Trending Market Categories: Where the Action Usually Is

Polymarket’s biggest categories tend to be politics, geopolitics, sports, and crypto and finance. That’s not an accident. These are the topics with frequent updates, endless commentary, and lots of participants who think they have an informational edge.

Politics has historically been the volume king. The 2024 United States presidential election alone generated more than $3,300,000,000 in trading volume, making it the most active market in the platform’s history. That cycle also highlighted a recurring issue: a small number of very large wallets can move pricing, especially during thin liquidity moments, which can make “the odds” feel jumpy.

Crypto and macro markets also stay hot because they’re naturally numeric. Traders love questions like “Will Bitcoin hit $X by date Y?” or “Will the Federal Reserve cut rates by the next meeting?” because the outcomes are easy to define, and the news flow is constant.

Sports markets, meanwhile, have become a major on-ramp for new users because they’re familiar. The fees are lower than crypto markets, and the questions are simple. But they can still be volatile late in games or when breaking injury news hits.

The Tech Stack, Simplified: Why It Feels Fast (and Why It’s Transparent)

Polymarket runs on Polygon, an Ethereum layer-2 network designed for low-cost, quick transactions. Trades are denominated in USDC, a stablecoin pegged 1:1 to the United States dollar, so you’re not also riding Bitcoin’s price swings just to express an opinion.

Orders are matched on a central limit order book (CLOB), meaning users can place bids and asks at specific prices, like a stock exchange. Settlement is handled by smart contracts, and resolutions are verified through the UMA Optimistic Oracle, which is designed to handle disputes if the market’s outcome is contested.

One major tradeoff comes with that transparency: large wallets and unusual activity are visible on-chain. That’s great for accountability, but it also fuels endless speculation when “whales” take big positions.

The Fairness Question: Are Polymarket Odds “Accurate,” or Just Loud?

Polymarket is often impressively sharp, especially when compared to slow-moving polling averages or pundit talk. It has scored some headline-making forecasting moments, like assigning high odds that Joe Biden would exit the 2024 presidential race weeks before it happened.

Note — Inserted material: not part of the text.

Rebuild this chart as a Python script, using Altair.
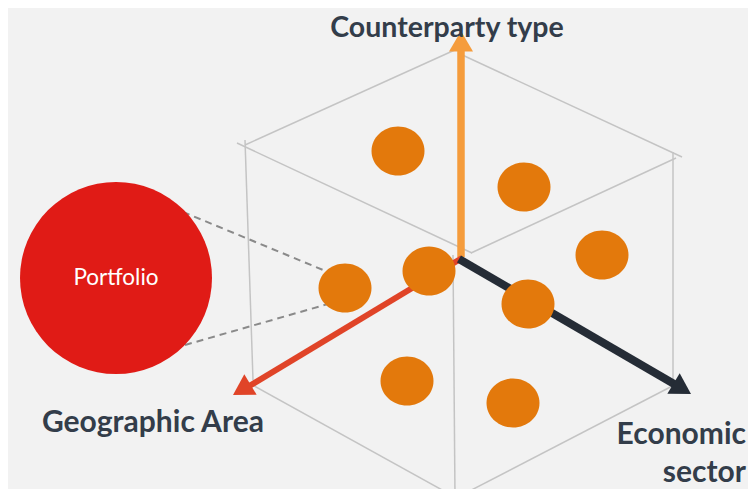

But accuracy is not guaranteed, and the platform itself does not claim it is. Prices reflect a blend of information, interpretation, liquidity, and incentives. In smaller markets, thin trading can exaggerate swings. In larger markets, a few deep-pocketed traders can still shove the line around, at least temporarily.

A helpful way to read the board is this: Polymarket is great at showing where conviction and money are gathering right now. It is not a promise about the future.

Important Access and Risk Notes You Should Know Before You Try It

Polymarket’s relationship with regulation has been complicated. The platform has been geo-restricted to non-United States users at different points due to regulatory scrutiny, and access can vary by jurisdiction. It is also restricted or blocked in several places overseas, including France, Portugal, Germany, and the United Kingdom, where it may be treated as unlicensed gambling.

Even where it is accessible, it’s real-money trading, and losses are possible. If you decide to participate, keep your approach balanced: use small sizing, understand the market’s resolution rules, and respect that “60%” still means “wrong four times out of ten.”

Polymarket can be a powerful lens on the world because it turns uncertainty into a price you can track. Just treat that price as a living signal, not a guarantee, and you’ll get the most clarity out of it without getting carried away.